In the works without text, Maxwell Davies’ music is shot through with melancholy, but the introspection is universalised. It also contains a great humour; by turns witty and ironic or, as in Orkney Wedding with Sunrise, pictorial and affectionate, without being in any sense condescending. His ability to write good tunes, as he will call his basic material, is shown at its most accessible in this popular piece, while its main theme is also subjected to complex development in Sinfonietta Accademica. Job too has its moments of sly humour.

The sheer variety of his musical expression, for all kinds of uses, such as film, dance and even revue, and in the Symphonies, where Maxwell Davies explores form above all other considerations, describes the composer as one who has no pre- conceptions about the kind of work that should or should not be done, providing it will lend itself to ideas that are true to his expressive nature.

The first performance of Job today brings another new work to life, one that uses some of Maxwell Davies’ familiar devices, such as the structurally fundamental plainsong-like opening theme, and explores the subjects which recur throughout his artistic life, but one that will have the quality of something totally unexpected, as well as enthralling and even disturbing.

Job – An Oratorio

Maxwell Davies has called Job a comedy, as is Dante’s Divine Comedy. Northrop Frye, by the same term described the biblical poem in which Job, after a series of disasters robs him of his wealth, children and health, finally has all restored to him after his challenge to God yields a reply to his complaints, if not an answer to them. Job’s trials are dreadful, and his challenge to God implacable, but he never actually curses God to his face, as the Accusing Angel “bets” that he will. Finally he is transformed by the revelation of the Unnamable. Dante’s Pilgrim also arrives at a place of understanding that silences questions: “I felt my will and my desire impelled by the Love that moves the sun and other stars.”

Yet God’s reply to Job seems heartlessly to fail to answer for the cause of the suffering of the righteous, and the unrighteous for that matter; a burning question for both believers and sceptics. In the poem it comes to this: “here is the universe which I made and which I am; a creation whose laws I laid down, and which I cannot break. I am not bound by your understanding of morality and justice.” The impact of Job arises out of the uncompromising challenge met by an uncompromising description of the world which the Unnamable created, and in which he is revealed. In relation to the pain that Job has endured, the response will seem unsatisfying if something clear and direct is expected.

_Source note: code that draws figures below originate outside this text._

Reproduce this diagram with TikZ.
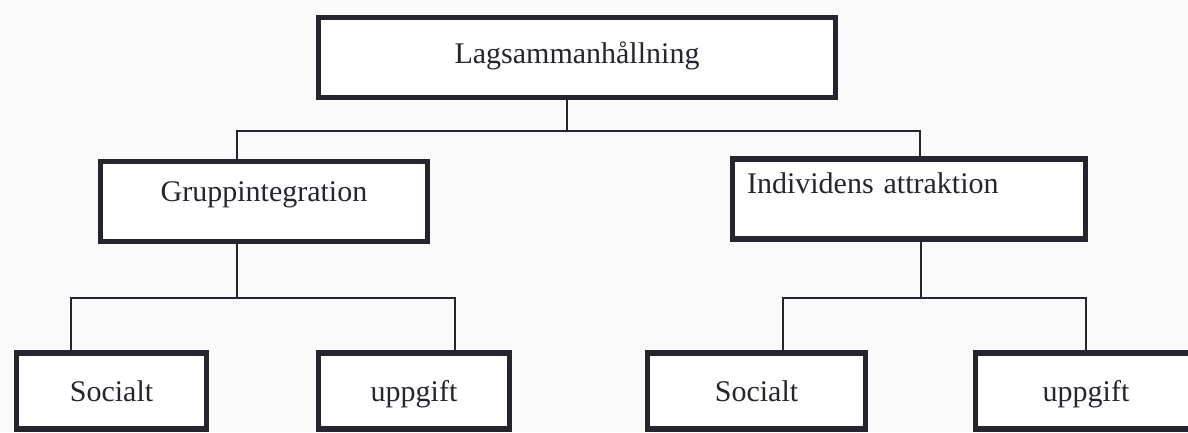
\documentclass[tikz,border=0pt]{standalone}
\usepackage{fontspec}
\setmainfont{Liberation Serif}
\usepackage{tikz}
\usetikzlibrary{calc}
\usetikzlibrary{positioning}

\definecolor{ink}{RGB}{40,36,46}

\begin{document}
\begin{tikzpicture}[
    x=1pt, y=-1pt,
    font=\fontsize{30}{36}\selectfont,
    box/.style={rectangle, draw=ink, line width=5.5pt, fill=white, text=ink, inner sep=5pt},
    topbox/.style={box, minimum width=517pt, minimum height=80pt, text height=21pt, text depth=10pt},
    midbox/.style={box, minimum height=80pt, text height=21pt, text depth=21pt},
    leafbox/.style={box, minimum height=76pt, text height=21pt, text depth=0pt},
    link/.style={draw=ink, line width=2.8pt}
]
    \fill[gray!4] (0,0) rectangle (1188,432);
    \clip (0,0) rectangle (1188,432);

    % --- Top level ---
    \node[topbox] (lag) at (577,57.5) {Lagsammanhållning};

    % --- Second level ---
    \node[midbox, minimum width=327pt] (grp) at (264,201.5) {Gruppintegration};
    \node[midbox, minimum width=353pt, text width=324pt, align=left, text depth=33pt] (ind) at (909,199) {Individens attraktion};

    % --- Leaves ---
    \node[leafbox, minimum width=190pt] (soc1) at (111.5,391) {Socialt};
    \node[leafbox, minimum width=191pt] (upp1) at (414,391) {uppgift};
    \node[leafbox, minimum width=218pt] (soc2) at (756.5,391) {Socialt};
    \node[leafbox, minimum width=221pt] (upp2) at (1086,391) {uppgift};

    % --- Junctions ---
    \coordinate (j0) at (567,131);
    \coordinate (jl) at (237,131);
    \coordinate (jr) at (920,131);
    \coordinate (ga) at (237,298);
    \coordinate (gl) at (71,298);
    \coordinate (gr) at (455,298);
    \coordinate (ia) at (921,298);
    \coordinate (il) at (783,298);
    \coordinate (ir) at (1086,298);

    % --- Lag -> Grupp / Individ ---
    \draw[link] (lag.south -| j0) -- (j0);
    \draw[link] (grp.north -| jl) -- (jl) -- (jr) -- (ind.north -| jr);

    % --- Grupp -> Socialt / uppgift ---
    \draw[link] (grp.south -| ga) -- (ga);
    \draw[link] (soc1.north -| gl) -- (gl) -- (gr) -- (upp1.north -| gr);

    % --- Individ -> Socialt / uppgift ---
    \draw[link] (ind.south -| ia) -- (ia);
    \draw[link] (soc2.north -| il) -- (il) -- (ir) -- (upp2.north -| ir);

\end{tikzpicture}
\end{document}
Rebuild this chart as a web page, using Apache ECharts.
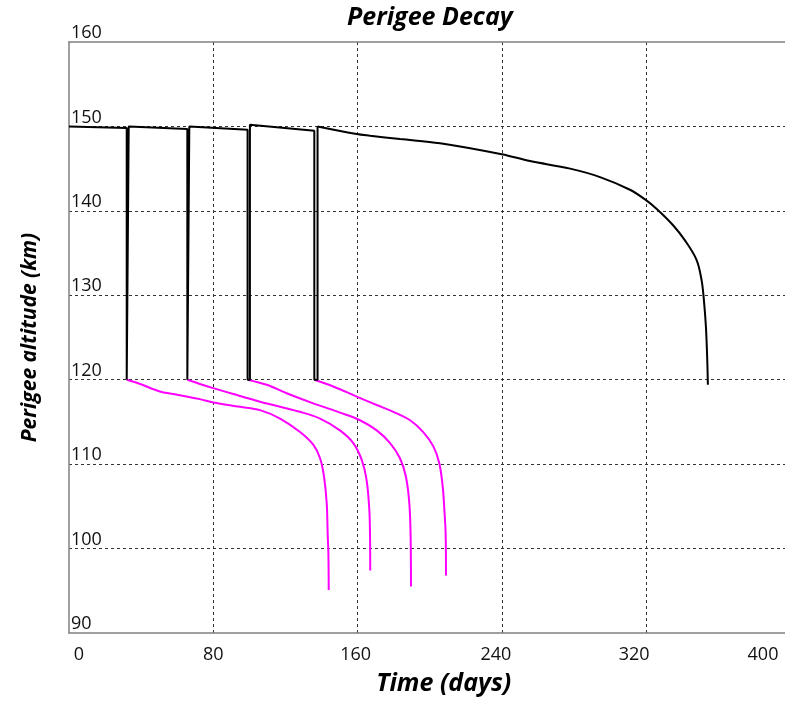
<!DOCTYPE html>
<html>
<head>
<meta charset="utf-8">
<script src="https://cdn.jsdelivr.net/npm/echarts@6/dist/echarts.min.js"></script>
<style>
  html, body { margin: 0; padding: 0; background: #fff; }
  #chart { width: 785px; height: 703px; }
</style>
</head>
<body>
<div id="chart"></div>
<script>
// ---- Data ----
const chartTitle = 'Perigee Decay';
const xAxisName = 'Time (days)';
const yAxisName = 'Perigee altitude (km)';
const xTicks = [0, 80, 160, 240, 320, 400];
const yTicks = [90, 100, 110, 120, 130, 140, 150, 160];

// Main (black) perigee history: reboost phase
const mainDays = [0, 32.0, 32.0, 33.1, 33.1, 65.6, 65.6, 66.7, 66.7, 99.0, 99.0, 100.3, 100.3,
  136.0, 136.0, 137.8, 137.8];
const mainAlt = [150.0, 149.8, 120.0, 120.0, 150.0, 149.7, 120.0, 120.0, 150.0, 149.6, 120.0, 120.0, 150.2,
  149.5, 120.0, 120.0, 150.0];
// Main (black) final decay after last reboost
const tailDays = [137.8, 159.5, 166.9, 183.5, 205.7, 239.9, 255.6, 277.8, 294.4, 311.0,
  319.7, 326.0, 334.9, 341.5, 347.9, 350.7, 352.0, 353.1, 353.8, 354.2];
const tailAlt = [150.0, 149.1, 148.9, 148.5, 148.0, 146.7, 145.9, 145.0, 144.0, 142.5,
  141.3, 140.2, 138.3, 136.5, 134.2, 131.8, 129.4, 126.3, 122.7, 119.4];

// Magenta decay curves (no reboost)
const decay1Days = [32.0, 39.4, 50.4, 57.8, 72.6, 80.0, 94.8, 105.9, 117.0, 128.1, 135.4, 139.2, 141.4, 142.9, 143.4, 143.8, 144.0];
const decay1Alt  = [120.0, 119.5, 118.6, 118.3, 117.7, 117.3, 116.8, 116.4, 115.4, 113.8, 112.3, 110.7, 108.5, 105.3, 101.8, 99.4, 95.1];
const decay2Days = [65.6, 72.6, 80.0, 91.1, 105.9, 117.0, 128.1, 139.2, 150.2, 157.6, 162.3, 165.0, 166.5, 166.9, 167.0];
const decay2Alt  = [120.0, 119.5, 119.0, 118.3, 117.4, 116.8, 116.2, 115.4, 114.0, 112.5, 110.5, 108.1, 104.6, 101.4, 97.4];
const decay3Days = [99.0, 109.6, 120.7, 135.4, 150.2, 161.3, 170.6, 178.0, 183.5, 186.8, 188.7, 189.4, 189.6];
const decay3Alt  = [120.0, 119.4, 118.4, 117.2, 116.1, 115.2, 114.0, 112.5, 110.7, 108.5, 105.3, 101.4, 95.5];
const decay4Days = [136.0, 146.5, 159.5, 170.6, 179.8, 189.1, 196.4, 202.0, 205.3, 207.2, 208.1, 208.8, 209.0];
const decay4Alt  = [120.0, 119.2, 118.0, 117.0, 116.2, 115.2, 113.8, 112.1, 110.1, 107.3, 104.6, 101.8, 96.8];

// ---- Build ----
const zip = (xs, ys) => xs.map((x, i) => [x, ys[i]]);
const FONT = 'Open Sans';
const tickFont = { fontSize: 18, fontFamily: FONT, color: '#111' };
const xLabelPad = { 0: [0, 0, 0, 20], 80: [0, 0, 0, 0], 160: [0, 4, 0, 0], 240: [0, 12, 0, 0], 320: [0, 24, 0, 0], 400: [0, 55, 0, 0] };
const rich = {};
xTicks.forEach(v => { rich['v' + v] = Object.assign({ padding: xLabelPad[v] || 0 }, tickFont); });
const decaySets = [[decay1Days, decay1Alt], [decay2Days, decay2Alt], [decay3Days, decay3Alt], [decay4Days, decay4Alt]];
const xMin = xTicks[0], xMax = xTicks[xTicks.length - 1];
const frameColor = '#808080';
const gridDash = { color: '#333', type: [3, 3], width: 1 };

const chart = echarts.init(document.getElementById('chart'), null, { renderer: 'canvas' });
chart.setOption({
  animation: false,
  backgroundColor: '#ffffff',
  title: {
    text: chartTitle, left: 342, top: 0,
    textStyle: { fontSize: 25, fontWeight: 'bold', fontStyle: 'italic', fontFamily: FONT, color: '#000' }
  },
  grid: { left: 69, top: 42, right: -5.5, bottom: 70, outerBoundsMode: 'none', containLabel: false, show: false },
  xAxis: [{
    type: 'value', min: xMin, max: xMax, interval: 80,
    name: xAxisName, nameLocation: 'middle', nameGap: 38,
    nameTextStyle: { fontSize: 25, fontWeight: 'bold', fontStyle: 'italic', fontFamily: FONT, color: '#000', padding: [0, 0, 0, 28] },
    axisLine: { show: true, lineStyle: { color: frameColor, width: 1.5 } },
    axisTick: { show: false },
    axisLabel: { margin: 13, showMinLabel: true, showMaxLabel: true, formatter: v => '{v' + v + '|' + v + '}', rich: rich },
    splitLine: { show: true, showMinLine: false, showMaxLine: false, lineStyle: gridDash }
  }, {
    type: 'value', min: xMin, max: xMax, interval: 80, position: 'top',
    axisLine: { show: true, lineStyle: { color: frameColor, width: 1.5 } }, axisTick: { show: false }, axisLabel: { show: false }, splitLine: { show: false }
  }],
  yAxis: {
    type: 'value', min: yTicks[0], max: yTicks[yTicks.length - 1], interval: 10,
    name: yAxisName, nameLocation: 'middle', nameGap: 28,
    nameTextStyle: { fontSize: 21, fontWeight: 'bold', fontStyle: 'italic', fontFamily: FONT, color: '#000' },
    axisLine: { show: true, lineStyle: { color: frameColor, width: 1.5 } },
    axisTick: { show: false },
    axisLabel: Object.assign({ inside: true, margin: 2, verticalAlign: 'bottom', showMinLabel: true, showMaxLabel: true }, tickFont),
    splitLine: { show: true, showMinLine: false, showMaxLine: false, lineStyle: gridDash }
  },
  series: decaySets.map((s, i) => ({
    type: 'line', name: 'decay' + (i + 1), data: zip(s[0], s[1]), showSymbol: false,
    smooth: 0.35, lineStyle: { color: '#ff00ff', width: 2 }, z: 2
  })).concat([{
    type: 'line', name: 'main', data: zip(mainDays, mainAlt), showSymbol: false, smooth: false,
    lineStyle: { color: '#000000', width: 2 }, z: 3
  }, {
    type: 'line', name: 'mainTail', data: zip(tailDays, tailAlt), showSymbol: false, smooth: 0.35,
    lineStyle: { color: '#000000', width: 2 }, z: 3
  }])
});
</script>
</body>
</html>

The “Lord” of the prologue is, in his banter with the Accusing Angel, a somewhat smaller type of god than the “Unnamable” who eventually appears. Only Job’s stoic persistence rouses the Creator of the cosmos, from out of the feudal arbitrator of the prologue who is apparently willing to see his faithful servant bullied by the Accusing Angel; implicitly part of his creation. The court of The Lord vanishes at the tests of Job, never to be referred to again. The whole action has moved inward and upward.

God’s growth in stature parallels that of Job, as he evolves from a “servant” and fearing God, to one who sees him in the splendour of his creation. It is these progressions which give the piece its dramatic impulse. The whirlwind in which the Unnamable appears is not a picturesque breeze in which God can be observed making an entrance, but a storm of soul rending intensity. Only a man who has earned the right to see God by having challenged him, even to the point at which he has been accused of blasphemy by the three pious friends, can call up and withstand such an experience.

In the selection of text for the work, most of the prologue and the whole of the epilogue of the poem were excised. The listener can participate in the everyman drama without the narrative elements which work as a vital framework in the book, but would seem too literal, limited, or archaic in a musical work. It is the music which represents the emotional character of Job’s experience, from righteous assurance, through pain and loss, to hard-won understanding.

The friends’ arguments employ castigation, hectoring and almost hysterical condemnation; the usual course for those who cannot get their point across because they are hedged about by doctrine, and have no compassion or spiritual insight. Even so, their words eloquently, and with often beautiful metaphors, describe familiar arguments for the cause of suffering.

At each round, Job becomes more insistent, and his responses are all the more poignant because he speaks again and again of his pain, and he will not be fobbed off with pious shibboleths. After the first reply, Job turns directly to God (“Remember, life is a breath…”), reminding him that if the creation is destroyed, the creator loses too. In the poem, God intends to punish the friends for their error, but, as in all good comedies, Job, the person most wronged, intercedes, and his forgiveness becomes God’s also.

One of the most beautiful passages in the piece comes at the end of the Second Part, when Job recalls his life as a man of worldly wisdom and high position. Following a moment of indignant, reckless bitterness, the passage is suffused with nostalgia and the profound melancholy of the abandoned. It forms a repose from relentless argument, and takes us to a place of contemplation from which will arise the last angry exchange and Job’s splendid imprecation, at which point, the Unnamable is finally goaded into appearing. The rounds are progressively shorter and more intense each time so as to carry the listener forward to the point of the climax of the work, when the Unnamable asks his own questions.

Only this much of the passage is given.